Writing in The Guardian, Eliza Griswold contends the latest conflicts between the West and Islamist terrorists in Mali and neighbouring environs was more than just a struggle against Islamist Jihadis but a war to defend Western investments against the destabilizing impacts of climate change.

"What might be emerging more clearly into public consciousness is a sense that Africa is a zone of strategic concern for the west. Rather than being a place that crosses our radar because of famine, civil war or the legacies of colonialism, we're entering an era in which it becomes a place where western powers directly intervene to protect their interests. So what might this mean for the continent, for some of those key countries, to be placed in this position? And how will it affect our perception of Africa and Africans?

Tuareg Homeland

One of Africa's vital interests, which is linked to the rise in militancy, is climate change. Nowhere is this a more urgent issue than in the Sahel, where both flash floods and droughts – which contribute to the Sahara desert's southern spread – are growing more extreme. In Africa, there are now more people fleeing the weather than fleeing war.

Many of these environmental refugees are nomads whose itinerant way of life is in peril. In North Africa, most are Muslims. Since water and grasslands are being replaced by sand dunes, nomads of the Sahel are being forced into different means of survival, such as smuggling cocaine and cigarettes to Europe along ancient salt routes, or joining up with one militant outfit or another.

Another disastrous pattern is that across the continent, Muslim nomads are pushing south into settled land, which tends to belong to Christian farmers. In many places, what begins as a local fight for land and water becomes a globalised battle for religion. In Sudan, for example, the Islamist regime of the north has armed paramilitary Muslim nomads to push south for the sake of their cattle's survival. Deep beneath the surface, that push allows Khartoum to secure its rights to oil.

Oil underlies much of the Sahel – and its well-known curse leads to that curious paradox in which governments such as Nigeria's or Chad's, which receive billions in revenue each year, impoverish their citizens. Despite vast wealth, these states don't safeguard most people's rights to the basic infrastructure of roads, water, electricity or education. Once again, both Muslims and Christians turn to their local mosque or church to help them survive. The resulting corruption on behalf of governments across the region also feeds rebellion in the name of Islam.


...During the cold war, the west fought proxy battles against the Soviets across Africa. In some ways, the vacuum the cold war left behind has left room for a new political contest between Islam and the west. The west's greatest mistake would be to do nothing but militarise this conflict and to shore up corrupt leaders just because they parrot the right kind of western-friendly speak, as we have done in the past.
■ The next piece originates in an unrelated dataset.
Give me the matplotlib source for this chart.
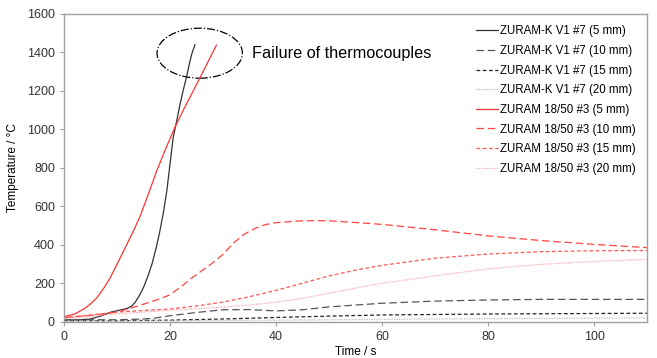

Far more important – and more daunting – is the need to address the underlying causes of this burgeoning conflict. Corruption and climate change top the list. Until then, American surveillance drones are going to fly over a growing desert that's increasingly hospitable to its enemies."

We in the West have a recent history rich in willfully misconstruing conflicts to conform to our geopolitical narrative.    That has real and costly consequences.   In Afghanistan, for example, it led us to formulate objectives that we could not hope to achieve and to get drawn into a type of "whack-a-mole" warfare in which we could not be defeated but could also not prevail.

If this analysis of the war in the Sahel is right, then we're getting it wrong again which means the risk of getting drawn into another wrong-headed war of the sort so appealing to the incompetent and ineffectual political and military leadership so prevalent today in the West.   If Griswold's take that this is a conflict fueled by corruption and climate change is accurate then our chances for success are dependent on how willing we are to respond to those forces and that's not willing at all.